Two years after food shipments to West Coast ports slowed, the U.S. agriculture industry is hopeful that early contract discussions will not result in a similar scenario in 2019, according to an article in the September Food Logistics.
While ports in the New Orleans region dominate in the handling of bulk agricultural exports, the top five ports for containerized exports include Los Angeles, Long Beach, Oakland, Tacoma and Savannah. The top five ports for containerized agricultural imports are New York, Los Angles, Oakland, Long Beach and Houston.

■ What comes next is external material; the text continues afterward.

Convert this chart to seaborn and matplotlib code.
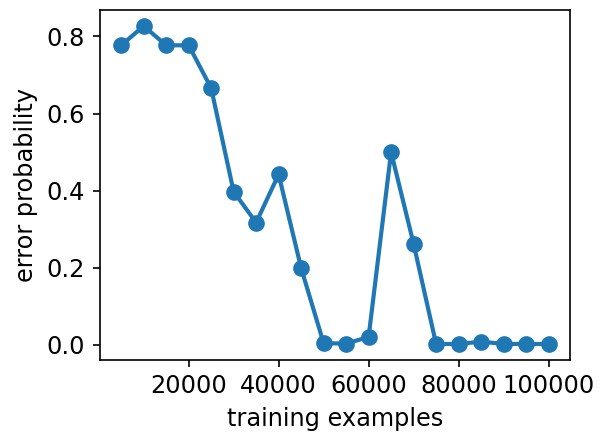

“The ability to move products at all came to a halt entirely in 2014 and 2015 because of the West Coast port shutdown, resulting in millions of dollars in lost revenue for state growers,” according to Chris Cargill, the East Washington director of the Washington Policy Center, an independent research organization in Washington State. “Fresh fruit and vegetables rotted at the 29 ports along the West Coast during the strike. Washington state apple growers alone estimated they lost nearly $100 million. Other Washington farmers and growers were hurt as well, as their products became worthless while awaiting shipment.”

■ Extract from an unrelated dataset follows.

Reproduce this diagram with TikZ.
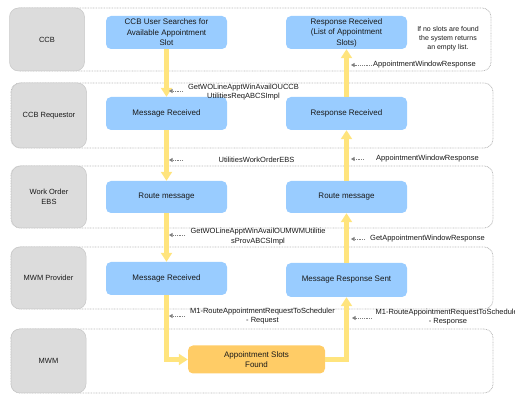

An analysis prepared for the Washington Council on International Trade estimates that in-state businesses lost approximately $769.5 million during the shutdown, and that doesn’t include the global market share lost by growers, which may take years to recover, Cargill points out.
The U.S. Department of Agriculture commented on the effects of temporary closures in its report, “A Reliable Waterway System is Important to Agriculture,” echoing Cargill’s concern that agricultural shippers may find it difficult to win back customers following the West Coast port slowdown.